Goal:
Reproduce the listing exactly and skip over any pictures.

Stored data:
* * *

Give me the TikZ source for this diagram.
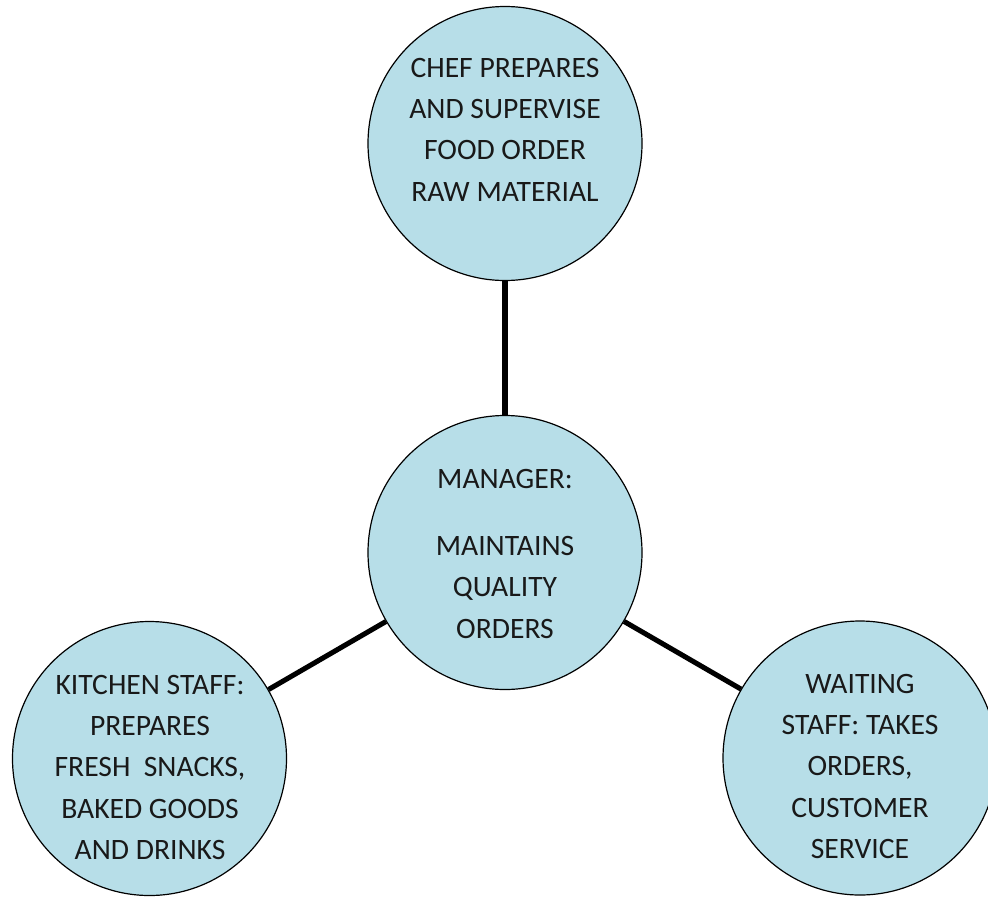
\documentclass[tikz,border=0pt]{standalone}
\usepackage{fontspec}
\setmainfont{Carlito}
\definecolor{bubble}{HTML}{B7DEE8}
\begin{document}
\begin{tikzpicture}[x=0.75pt,y=-0.75pt,
  role/.style={circle, draw=black, line width=0.9pt, fill=bubble,
               minimum size=205.5pt, inner sep=0pt},
  roletext/.style={anchor=north, align=center, inner sep=0pt,
               text=black!90, font=\fontsize{22.2}{31}\selectfont},
  link/.style={line width=3.8pt}]
\useasboundingbox (0,0) rectangle (988,896);
\clip (0,0) rectangle (988,896);

% role circles
\node[role] (chef) at (505,143.5) {};
\node[role] (mgr)  at (505,552.5) {};
\node[role] (kit)  at (149.5,758.5) {};
\node[role] (wait) at (860,758) {};

% links between the manager and the other roles
\draw[link] (chef) -- (mgr);
\draw[link] (mgr) -- (kit);
\draw[link] (mgr) -- (wait);

% role descriptions
\node[roletext] (chefT) at (505,57.7)
  {CHEF PREPARES\\AND SUPERVISE\\FOOD ORDER\\RAW MATERIAL};
\node[roletext] (mgrT) at (505,469.3)
  {MANAGER:\\[19pt]MAINTAINS\\QUALITY\\ORDERS};
\node[roletext] (kitT) at (150,674.7)
  {KITCHEN STAFF:\\PREPARES\\FRESH\ \ SNACKS,\\BAKED GOODS\\AND DRINKS};
\node[roletext] (waitT) at (860,673.7)
  {WAITING\\STAFF: TAKES\\ORDERS,\\CUSTOMER\\SERVICE};
\end{tikzpicture}
\end{document}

* * *

Answer to this problem:
Give me the TikZ source for this diagram.
\documentclass[tikz,border=0pt]{standalone}
\usepackage{fontspec}
\setmainfont{Carlito}
\definecolor{bubble}{HTML}{B7DEE8}
\begin{document}
\begin{tikzpicture}[x=0.75pt,y=-0.75pt,
  role/.style={circle, draw=black, line width=0.9pt, fill=bubble,
               minimum size=205.5pt, inner sep=0pt},
  roletext/.style={anchor=north, align=center, inner sep=0pt,
               text=black!90, font=\fontsize{22.2}{31}\selectfont},
  link/.style={line width=3.8pt}]
\useasboundingbox (0,0) rectangle (988,896);
\clip (0,0) rectangle (988,896);

% role circles
\node[role] (chef) at (505,143.5) {};
\node[role] (mgr)  at (505,552.5) {};
\node[role] (kit)  at (149.5,758.5) {};
\node[role] (wait) at (860,758) {};

% links between the manager and the other roles
\draw[link] (chef) -- (mgr);
\draw[link] (mgr) -- (kit);
\draw[link] (mgr) -- (wait);

% role descriptions
\node[roletext] (chefT) at (505,57.7)
  {CHEF PREPARES\\AND SUPERVISE\\FOOD ORDER\\RAW MATERIAL};
\node[roletext] (mgrT) at (505,469.3)
  {MANAGER:\\[19pt]MAINTAINS\\QUALITY\\ORDERS};
\node[roletext] (kitT) at (150,674.7)
  {KITCHEN STAFF:\\PREPARES\\FRESH\ \ SNACKS,\\BAKED GOODS\\AND DRINKS};
\node[roletext] (waitT) at (860,673.7)
  {WAITING\\STAFF: TAKES\\ORDERS,\\CUSTOMER\\SERVICE};
\end{tikzpicture}
\end{document}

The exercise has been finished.